I have to admit. This is seldom the case with me. I guess that’s why I feel like such an outcast. I remember a few years back when I was contemplating writing a book with the title “When You’ve Been Wrong.” I recall how frustrated I was when, during my research, all the search engines kept turning up “When You’ve Been Wronged.” It seems that we are more worried about the wrong that happens to us than we are about the wrong that comes from us. Maybe I am just over-thinking this, but I am often to blame (albeit partially) for most of my negative circumstances. I can always trace the “wrong” decision that contributed to my missing out on that opportunity. I can always point out the immaturity and laziness that contributed to my losing that job. It is not so hard to identify the selfishness and pride in me that prompted that friend to leave me.
SELDOM A VICTIM
I am always to blame, at least to some degree, if not entirely.
And that makes it difficult for me to fully identify with many “victims”. It’s hard for me to identify with a friend who did “everything” right but still got fired. I struggle to empathize with that man who “loved”, “led” and “provided for” his wife but she still left him. In other words, I can’t say that I understand what it feels like when bad things happen to good people, because the only experience I have is that of bad things happening to a bad person. Me. I deserve everything I get. No, this is not a theological statement, but a very practical reality. I always get what’s coming to me. I am not denying that sometimes bad things really do happen to people who did nothing to contribute to the causes. This happens. That is not what I am disproving here.
All I am saying is that this could be why I always feel as if I am the only one stuck with the Gospel.
STUCK WITH THE GOSPEL
You see, most “encouraging” preachers and “motivational” speakers tend to focus on bad things happening to good people. To them, our circumstances are the enemy and we are the innocent victims. The underlying presumption is innocent or “neutral” people who have bad things happen to them. So, their sermons and messages will tend to emphasize changing our attitudes towards our circumstances. One of the many encouraging statements may go something like “we must learn to see every stumbling block as a stepping stone,” and then they would extensively quote the story of Joseph and that of Job as examples of how to persevere through trials. I have to admit, I don’t really identify with Joseph or Job. I am not “perfect”. I am the guy who got thrown into prison because I pursued Potiphar’s wife, not because I said no to her. I am the land-owner who lost all my wealth because I was corrupt and got busted, my loss was not in spite of my faithfulness.
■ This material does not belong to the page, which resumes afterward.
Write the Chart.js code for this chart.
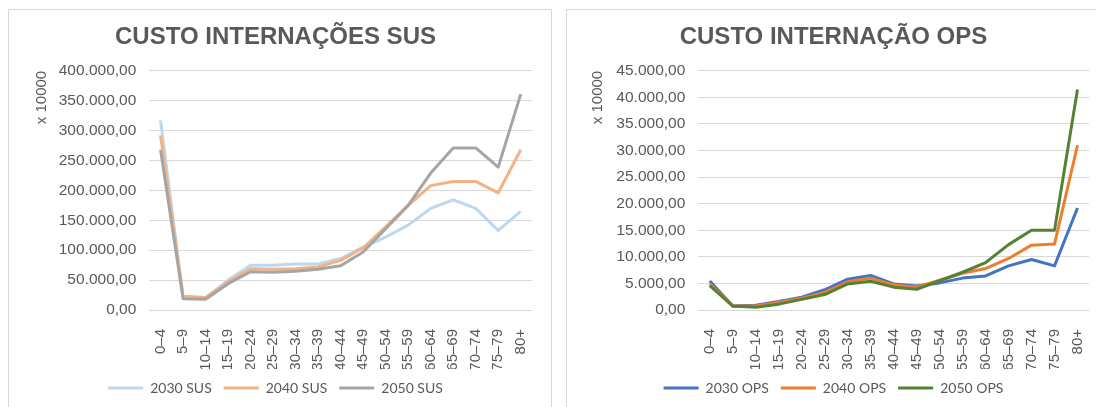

I guess that’s why I love the Gospel so much. Because this is the only message that squarely addresses my problem. The Gospel is the only message that acknowledges my rebellious heart and tackles it head-on. The Gospel does not only present the Cross as inspiration for bearing my own Cross. Jesus is not just an example of how to “take” and handle negative circumstances. He is not just a good exampleof how to persevere through tough times. The Gospel primarily presents the Cross as the answer to the problem that is me, my heart, my rebellion, my sin. The Gospel primarily presents Jesus as the savior of me, not my circumstances.
That’s why I am stuck with the Gospel. This is why I have a passion for the Gospel.
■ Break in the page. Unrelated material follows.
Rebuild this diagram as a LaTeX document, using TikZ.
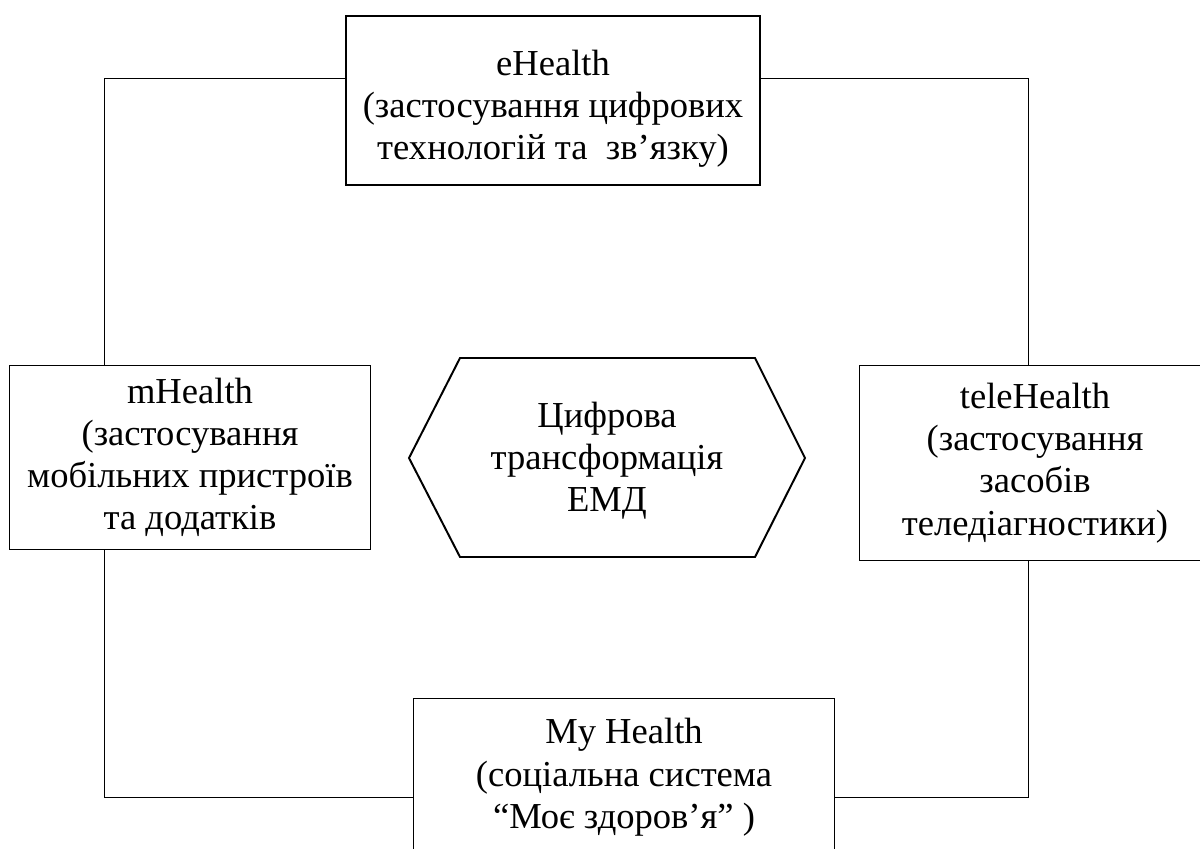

Without the Gospel, my life will practically be meaningless. No amount of “encouragement” will be able to make me ignore and overlook the sin in my heart. The Gospel reminds me, rightly, that I am not that impressive. I am not that special. Jesus is. And it is only in Him that I can be truly and fully special.
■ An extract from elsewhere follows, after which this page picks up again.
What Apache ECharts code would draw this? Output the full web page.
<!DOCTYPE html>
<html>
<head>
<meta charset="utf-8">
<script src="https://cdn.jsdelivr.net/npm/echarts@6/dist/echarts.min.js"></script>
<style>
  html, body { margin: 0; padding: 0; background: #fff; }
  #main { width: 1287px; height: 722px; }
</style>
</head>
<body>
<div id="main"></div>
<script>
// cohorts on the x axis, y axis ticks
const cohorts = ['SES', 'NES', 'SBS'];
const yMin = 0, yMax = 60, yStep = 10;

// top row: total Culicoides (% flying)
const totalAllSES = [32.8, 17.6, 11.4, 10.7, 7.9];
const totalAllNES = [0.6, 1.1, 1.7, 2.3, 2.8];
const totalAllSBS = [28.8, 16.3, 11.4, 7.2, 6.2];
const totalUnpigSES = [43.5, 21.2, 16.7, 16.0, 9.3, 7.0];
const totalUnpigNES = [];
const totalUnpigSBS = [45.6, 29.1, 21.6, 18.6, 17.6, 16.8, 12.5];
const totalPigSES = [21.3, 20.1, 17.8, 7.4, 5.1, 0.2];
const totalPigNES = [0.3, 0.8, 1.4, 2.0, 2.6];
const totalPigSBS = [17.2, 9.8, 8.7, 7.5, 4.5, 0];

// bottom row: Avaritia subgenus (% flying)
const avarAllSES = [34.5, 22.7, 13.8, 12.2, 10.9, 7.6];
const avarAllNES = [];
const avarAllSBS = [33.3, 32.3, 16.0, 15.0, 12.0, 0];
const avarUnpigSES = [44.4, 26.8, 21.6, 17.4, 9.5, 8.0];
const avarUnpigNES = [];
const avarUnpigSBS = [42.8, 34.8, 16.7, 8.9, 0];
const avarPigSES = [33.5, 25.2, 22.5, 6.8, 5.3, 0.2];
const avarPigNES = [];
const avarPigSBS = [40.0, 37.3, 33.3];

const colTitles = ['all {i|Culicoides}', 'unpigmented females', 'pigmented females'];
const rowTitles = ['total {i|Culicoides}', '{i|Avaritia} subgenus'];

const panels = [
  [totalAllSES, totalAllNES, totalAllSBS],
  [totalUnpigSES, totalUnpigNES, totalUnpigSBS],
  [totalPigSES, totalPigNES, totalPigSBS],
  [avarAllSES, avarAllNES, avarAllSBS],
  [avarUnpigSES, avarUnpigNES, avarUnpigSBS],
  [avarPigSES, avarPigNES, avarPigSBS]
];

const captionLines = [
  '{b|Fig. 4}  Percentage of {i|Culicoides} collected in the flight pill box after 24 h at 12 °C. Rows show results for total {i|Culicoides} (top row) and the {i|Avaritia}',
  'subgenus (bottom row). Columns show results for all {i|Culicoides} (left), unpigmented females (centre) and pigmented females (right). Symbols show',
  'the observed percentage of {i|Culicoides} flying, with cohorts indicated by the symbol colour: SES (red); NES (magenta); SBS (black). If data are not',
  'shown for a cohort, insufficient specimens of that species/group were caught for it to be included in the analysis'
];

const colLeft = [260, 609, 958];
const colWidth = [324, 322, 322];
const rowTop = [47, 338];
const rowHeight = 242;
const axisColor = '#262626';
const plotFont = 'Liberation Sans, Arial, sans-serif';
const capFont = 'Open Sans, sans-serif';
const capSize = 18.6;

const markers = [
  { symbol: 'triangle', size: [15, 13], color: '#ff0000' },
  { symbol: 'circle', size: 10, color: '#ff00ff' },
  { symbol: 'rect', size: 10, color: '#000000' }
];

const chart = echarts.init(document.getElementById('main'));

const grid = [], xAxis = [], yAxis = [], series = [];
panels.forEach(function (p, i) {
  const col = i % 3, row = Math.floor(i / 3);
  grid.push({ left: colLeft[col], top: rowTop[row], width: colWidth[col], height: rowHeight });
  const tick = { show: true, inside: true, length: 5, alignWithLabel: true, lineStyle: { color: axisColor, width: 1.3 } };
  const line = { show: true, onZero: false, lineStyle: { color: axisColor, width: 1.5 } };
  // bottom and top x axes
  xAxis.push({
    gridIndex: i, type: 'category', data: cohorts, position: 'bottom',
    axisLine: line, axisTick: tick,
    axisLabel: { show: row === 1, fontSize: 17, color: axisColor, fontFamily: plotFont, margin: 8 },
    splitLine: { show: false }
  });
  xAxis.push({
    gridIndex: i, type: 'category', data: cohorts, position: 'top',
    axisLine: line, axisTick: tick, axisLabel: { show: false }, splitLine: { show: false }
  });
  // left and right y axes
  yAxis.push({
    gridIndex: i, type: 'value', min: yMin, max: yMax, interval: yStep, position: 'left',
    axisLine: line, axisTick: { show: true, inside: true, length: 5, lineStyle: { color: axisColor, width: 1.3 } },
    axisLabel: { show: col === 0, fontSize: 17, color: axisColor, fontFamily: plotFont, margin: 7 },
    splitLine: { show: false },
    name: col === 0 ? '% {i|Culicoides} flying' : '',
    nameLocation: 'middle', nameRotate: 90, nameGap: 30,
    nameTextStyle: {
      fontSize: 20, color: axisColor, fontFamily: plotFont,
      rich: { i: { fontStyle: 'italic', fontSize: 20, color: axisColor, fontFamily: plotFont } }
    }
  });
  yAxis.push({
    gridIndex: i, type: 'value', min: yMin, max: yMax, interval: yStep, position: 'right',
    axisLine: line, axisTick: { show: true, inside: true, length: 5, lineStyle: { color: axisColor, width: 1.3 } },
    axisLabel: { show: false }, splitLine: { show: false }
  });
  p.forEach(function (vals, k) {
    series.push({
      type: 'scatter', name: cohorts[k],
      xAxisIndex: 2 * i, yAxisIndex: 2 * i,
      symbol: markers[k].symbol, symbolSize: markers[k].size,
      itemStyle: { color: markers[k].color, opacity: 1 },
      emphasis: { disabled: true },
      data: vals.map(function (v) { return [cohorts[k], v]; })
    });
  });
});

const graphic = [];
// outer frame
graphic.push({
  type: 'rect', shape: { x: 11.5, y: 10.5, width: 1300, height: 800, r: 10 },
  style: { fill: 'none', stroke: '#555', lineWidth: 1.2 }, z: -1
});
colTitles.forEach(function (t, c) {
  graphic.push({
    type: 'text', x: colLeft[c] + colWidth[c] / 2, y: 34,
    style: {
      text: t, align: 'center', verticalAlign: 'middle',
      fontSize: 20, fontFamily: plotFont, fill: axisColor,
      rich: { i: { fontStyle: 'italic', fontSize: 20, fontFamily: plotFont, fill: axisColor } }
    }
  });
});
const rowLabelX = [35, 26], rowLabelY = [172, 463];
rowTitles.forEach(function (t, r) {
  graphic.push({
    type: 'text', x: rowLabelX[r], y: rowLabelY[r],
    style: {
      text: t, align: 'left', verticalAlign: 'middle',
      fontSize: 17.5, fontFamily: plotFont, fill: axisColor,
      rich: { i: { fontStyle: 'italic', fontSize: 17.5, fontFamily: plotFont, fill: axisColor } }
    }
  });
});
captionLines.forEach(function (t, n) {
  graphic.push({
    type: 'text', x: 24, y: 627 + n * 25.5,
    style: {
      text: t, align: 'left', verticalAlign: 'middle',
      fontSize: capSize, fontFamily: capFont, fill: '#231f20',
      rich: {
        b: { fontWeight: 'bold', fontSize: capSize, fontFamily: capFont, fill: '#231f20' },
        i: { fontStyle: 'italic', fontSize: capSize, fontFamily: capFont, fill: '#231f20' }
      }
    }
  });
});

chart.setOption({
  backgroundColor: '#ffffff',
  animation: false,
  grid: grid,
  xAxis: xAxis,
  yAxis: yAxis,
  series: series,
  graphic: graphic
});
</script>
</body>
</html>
Ouch! That hurt, i guess is because it is the truth, am also a staunch christain i believe every wrong that happen to me must hv an external source , which should nt include me, it is always calming to take the tranquilizing drug of “it shoulnt be me, instead of acknowledging that our imperfection naturaly make us part of the problem. And i guess only when we start by self examination will we be going to Christ for our healing and nt for our complain about, he died for me. Thank u.